◆ **EXERCISE DIRECTIONS**
Give a verbatim copy of the lines below, minus the pictures.

◆ **SUPPLIED INFORMATION**
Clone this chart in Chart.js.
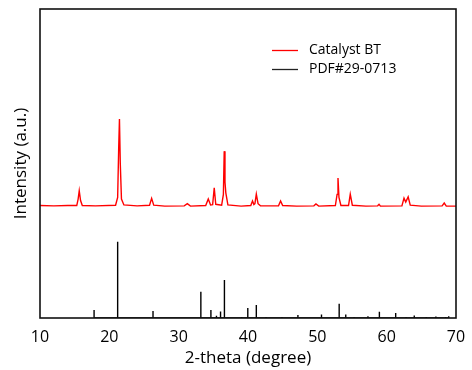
<!DOCTYPE html>
<html>
<head>
<meta charset="utf-8">
<script src="https://cdn.jsdelivr.net/npm/chart.js@4.4.1/dist/chart.umd.min.js"></script>
<style>
    html, body { margin: 0; padding: 0; background: #fff; }
    #wrap { position: relative; width: 472px; height: 370px; }
</style>
</head>
<body>
<div id="wrap"><canvas id="xrdChart" width="472" height="370"></canvas></div>
<script>
// Measured pattern (Catalyst BT), 2-theta vs intensity (a.u., offset up)
const catalystTheta = [
    10, 12, 14, 15.3, 15.5, 15.66, 15.85, 16.1, 18, 20.9, 21.2, 21.35, 21.46, 21.58, 21.75, 22.1,
    24, 25.8, 26.1, 26.4, 28, 30.8, 31.25, 31.7, 33.9, 34.27, 34.6, 34.9, 35.13, 35.35, 36.2,
    36.45, 36.57, 36.68, 36.8, 37.1, 39, 40.4, 40.65, 40.85, 41.0, 41.2, 41.45, 41.8, 44.4,
    44.7, 45.0, 47, 49.5, 49.8, 50.2, 52.6, 52.85, 52.98, 53.12, 53.4, 54.5, 54.75, 55.05,
    57, 58.7, 58.9, 59.1, 62.2, 62.5, 62.75, 63.1, 63.4, 65, 68.0, 68.3, 68.6, 70
];
const catalystCounts = [
    36.4, 36.3, 36.4, 36.4, 38.5, 41.2, 38.0, 36.4, 36.3, 36.5, 39.0, 55.0, 64.4, 50.0, 38.5, 36.6,
    36.3, 36.5, 38.7, 36.5, 36.2, 36.3, 37.0, 36.2, 36.4, 38.5, 36.6, 36.7, 42.1, 36.8, 36.5,
    40.0, 54.0, 44.0, 40.5, 36.6, 36.2, 36.4, 37.9, 36.7, 37.0, 40.1, 37.0, 36.3, 36.3,
    37.9, 36.4, 36.2, 36.3, 36.9, 36.2, 36.4, 40.0, 45.3, 39.0, 36.4, 36.4, 40.1, 36.5,
    36.2, 36.3, 36.8, 36.2, 36.3, 38.8, 37.5, 39.2, 36.5, 36.2, 36.3, 37.2, 36.2, 36.2
];

// Reference card PDF#29-0713 stick positions and relative heights
const pdfTheta = [
    17.8, 21.2, 26.3, 33.2, 34.65, 35.45, 36.04, 36.6, 39.1, 39.97, 41.2, 42.6, 44.9,
    47.2, 50.6, 53.15, 54.1, 55.3, 57.3, 58.95, 61.3, 62.8, 63.98, 65.7, 67.1, 68.5, 68.95
];
const pdfHeights = [
    2.6, 24.7, 2.3, 8.5, 2.6, 0.7, 2.1, 12.3, 0.3, 3.2, 4.2, 0.3, 0.3,
    1.0, 1.1, 4.6, 1.1, 0.3, 0.6, 2.0, 1.6, 0.3, 0.8, 0.3, 0.5, 0.3, 0.6
];

const seriesLabels = ['Catalyst BT', 'PDF#29-0713'];
const xTicks = [10, 20, 30, 40, 50, 60, 70];

const FONT = "'Open Sans', 'Noto Sans', sans-serif";

function buildCatalystPoints() {
    return catalystTheta.map((t, i) => ({ x: t, y: catalystCounts[i] }));
}

function buildStickPoints() {
    const pts = [];
    pdfTheta.forEach((t, i) => {
        pts.push({ x: t, y: 0 });
        pts.push({ x: t, y: pdfHeights[i] });
        pts.push({ x: t, y: 0 });
    });
    return pts;
}

// Frame around the plot + legend inside the plot area
const framePlugin = {
    id: 'frameAndLegend',
    afterDraw(chart) {
        const ctx = chart.ctx;
        const a = chart.chartArea;
        ctx.save();
        ctx.strokeStyle = '#111';
        ctx.lineWidth = 1.6;
        ctx.strokeRect(a.left, a.top, a.right - a.left, a.bottom - a.top);

        const colors = ['#ff0000', '#222'];
        const rowsY = [50.5, 69.5];
        ctx.font = '14px ' + FONT;
        ctx.textBaseline = 'middle';
        ctx.fillStyle = '#000';
        seriesLabels.forEach((label, i) => {
            ctx.strokeStyle = colors[i];
            ctx.lineWidth = 1.3;
            ctx.beginPath();
            ctx.moveTo(272, rowsY[i]);
            ctx.lineTo(298, rowsY[i]);
            ctx.stroke();
            ctx.fillText(label, 309, rowsY[i]);
        });
        ctx.restore();
    }
};

const ctx = document.getElementById('xrdChart').getContext('2d');
const xrdChart = new Chart(ctx, {
    type: 'line',
    data: {
        datasets: [{
            label: seriesLabels[0],
            data: buildCatalystPoints(),
            borderColor: '#ff0000',
            borderWidth: 1.4,
            pointRadius: 0,
            tension: 0
        }, {
            label: seriesLabels[1],
            data: buildStickPoints(),
            borderColor: '#000',
            borderWidth: 1.4,
            pointRadius: 0,
            tension: 0
        }]
    },
    options: {
        responsive: false,
        animation: false,
        layout: { padding: { top: 9, right: 16, left: 0, bottom: 0 } },
        plugins: {
            legend: { display: false },
            tooltip: { enabled: false }
        },
        scales: {
            x: {
                type: 'linear',
                min: 10,
                max: 70,
                afterBuildTicks: scale => { scale.ticks = xTicks.map(v => ({ value: v })); },
                // invisible tick marks only push the labels down a bit
                grid: {
                    display: true,
                    drawOnChartArea: false,
                    drawTicks: true,
                    tickLength: 4,
                    tickColor: 'rgba(0,0,0,0)'
                },
                border: { display: false },
                ticks: {
                    color: '#000',
                    padding: 6,
                    font: { family: FONT, size: 16 },
                    maxRotation: 0
                },
                title: {
                    display: true,
                    text: '2-theta (degree)',
                    color: '#000',
                    font: { family: FONT, size: 17 },
                    padding: { top: 2, bottom: 2 }
                },
                afterFit: scale => { scale.height = 52; }
            },
            y: {
                min: 0,
                max: 100,
                grid: { display: false, drawTicks: false },
                border: { display: false },
                ticks: { display: false },
                title: {
                    display: true,
                    text: 'Intensity (a.u.)',
                    color: '#000',
                    font: { family: FONT, size: 17 },
                    padding: { top: 11, bottom: 0 }
                },
                afterFit: scale => { scale.width = 40; }
            }
        }
    },
    plugins: [framePlugin]
});
</script>
</body>
</html>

◆ **RESPONSE**
Clone this chart in Chart.js.
<!DOCTYPE html>
<html>
<head>
<meta charset="utf-8">
<script src="https://cdn.jsdelivr.net/npm/chart.js@4.4.1/dist/chart.umd.min.js"></script>
<style>
    html, body { margin: 0; padding: 0; background: #fff; }
    #wrap { position: relative; width: 472px; height: 370px; }
</style>
</head>
<body>
<div id="wrap"><canvas id="xrdChart" width="472" height="370"></canvas></div>
<script>
// Measured pattern (Catalyst BT), 2-theta vs intensity (a.u., offset up)
const catalystTheta = [
    10, 12, 14, 15.3, 15.5, 15.66, 15.85, 16.1, 18, 20.9, 21.2, 21.35, 21.46, 21.58, 21.75, 22.1,
    24, 25.8, 26.1, 26.4, 28, 30.8, 31.25, 31.7, 33.9, 34.27, 34.6, 34.9, 35.13, 35.35, 36.2,
    36.45, 36.57, 36.68, 36.8, 37.1, 39, 40.4, 40.65, 40.85, 41.0, 41.2, 41.45, 41.8, 44.4,
    44.7, 45.0, 47, 49.5, 49.8, 50.2, 52.6, 52.85, 52.98, 53.12, 53.4, 54.5, 54.75, 55.05,
    57, 58.7, 58.9, 59.1, 62.2, 62.5, 62.75, 63.1, 63.4, 65, 68.0, 68.3, 68.6, 70
];
const catalystCounts = [
    36.4, 36.3, 36.4, 36.4, 38.5, 41.2, 38.0, 36.4, 36.3, 36.5, 39.0, 55.0, 64.4, 50.0, 38.5, 36.6,
    36.3, 36.5, 38.7, 36.5, 36.2, 36.3, 37.0, 36.2, 36.4, 38.5, 36.6, 36.7, 42.1, 36.8, 36.5,
    40.0, 54.0, 44.0, 40.5, 36.6, 36.2, 36.4, 37.9, 36.7, 37.0, 40.1, 37.0, 36.3, 36.3,
    37.9, 36.4, 36.2, 36.3, 36.9, 36.2, 36.4, 40.0, 45.3, 39.0, 36.4, 36.4, 40.1, 36.5,
    36.2, 36.3, 36.8, 36.2, 36.3, 38.8, 37.5, 39.2, 36.5, 36.2, 36.3, 37.2, 36.2, 36.2
];

// Reference card PDF#29-0713 stick positions and relative heights
const pdfTheta = [
    17.8, 21.2, 26.3, 33.2, 34.65, 35.45, 36.04, 36.6, 39.1, 39.97, 41.2, 42.6, 44.9,
    47.2, 50.6, 53.15, 54.1, 55.3, 57.3, 58.95, 61.3, 62.8, 63.98, 65.7, 67.1, 68.5, 68.95
];
const pdfHeights = [
    2.6, 24.7, 2.3, 8.5, 2.6, 0.7, 2.1, 12.3, 0.3, 3.2, 4.2, 0.3, 0.3,
    1.0, 1.1, 4.6, 1.1, 0.3, 0.6, 2.0, 1.6, 0.3, 0.8, 0.3, 0.5, 0.3, 0.6
];

const seriesLabels = ['Catalyst BT', 'PDF#29-0713'];
const xTicks = [10, 20, 30, 40, 50, 60, 70];

const FONT = "'Open Sans', 'Noto Sans', sans-serif";

function buildCatalystPoints() {
    return catalystTheta.map((t, i) => ({ x: t, y: catalystCounts[i] }));
}

function buildStickPoints() {
    const pts = [];
    pdfTheta.forEach((t, i) => {
        pts.push({ x: t, y: 0 });
        pts.push({ x: t, y: pdfHeights[i] });
        pts.push({ x: t, y: 0 });
    });
    return pts;
}

// Frame around the plot + legend inside the plot area
const framePlugin = {
    id: 'frameAndLegend',
    afterDraw(chart) {
        const ctx = chart.ctx;
        const a = chart.chartArea;
        ctx.save();
        ctx.strokeStyle = '#111';
        ctx.lineWidth = 1.6;
        ctx.strokeRect(a.left, a.top, a.right - a.left, a.bottom - a.top);

        const colors = ['#ff0000', '#222'];
        const rowsY = [50.5, 69.5];
        ctx.font = '14px ' + FONT;
        ctx.textBaseline = 'middle';
        ctx.fillStyle = '#000';
        seriesLabels.forEach((label, i) => {
            ctx.strokeStyle = colors[i];
            ctx.lineWidth = 1.3;
            ctx.beginPath();
            ctx.moveTo(272, rowsY[i]);
            ctx.lineTo(298, rowsY[i]);
            ctx.stroke();
            ctx.fillText(label, 309, rowsY[i]);
        });
        ctx.restore();
    }
};

const ctx = document.getElementById('xrdChart').getContext('2d');
const xrdChart = new Chart(ctx, {
    type: 'line',
    data: {
        datasets: [{
            label: seriesLabels[0],
            data: buildCatalystPoints(),
            borderColor: '#ff0000',
            borderWidth: 1.4,
            pointRadius: 0,
            tension: 0
        }, {
            label: seriesLabels[1],
            data: buildStickPoints(),
            borderColor: '#000',
            borderWidth: 1.4,
            pointRadius: 0,
            tension: 0
        }]
    },
    options: {
        responsive: false,
        animation: false,
        layout: { padding: { top: 9, right: 16, left: 0, bottom: 0 } },
        plugins: {
            legend: { display: false },
            tooltip: { enabled: false }
        },
        scales: {
            x: {
                type: 'linear',
                min: 10,
                max: 70,
                afterBuildTicks: scale => { scale.ticks = xTicks.map(v => ({ value: v })); },
                // invisible tick marks only push the labels down a bit
                grid: {
                    display: true,
                    drawOnChartArea: false,
                    drawTicks: true,
                    tickLength: 4,
                    tickColor: 'rgba(0,0,0,0)'
                },
                border: { display: false },
                ticks: {
                    color: '#000',
                    padding: 6,
                    font: { family: FONT, size: 16 },
                    maxRotation: 0
                },
                title: {
                    display: true,
                    text: '2-theta (degree)',
                    color: '#000',
                    font: { family: FONT, size: 17 },
                    padding: { top: 2, bottom: 2 }
                },
                afterFit: scale => { scale.height = 52; }
            },
            y: {
                min: 0,
                max: 100,
                grid: { display: false, drawTicks: false },
                border: { display: false },
                ticks: { display: false },
                title: {
                    display: true,
                    text: 'Intensity (a.u.)',
                    color: '#000',
                    font: { family: FONT, size: 17 },
                    padding: { top: 11, bottom: 0 }
                },
                afterFit: scale => { scale.width = 40; }
            }
        }
    },
    plugins: [framePlugin]
});
</script>
</body>
</html>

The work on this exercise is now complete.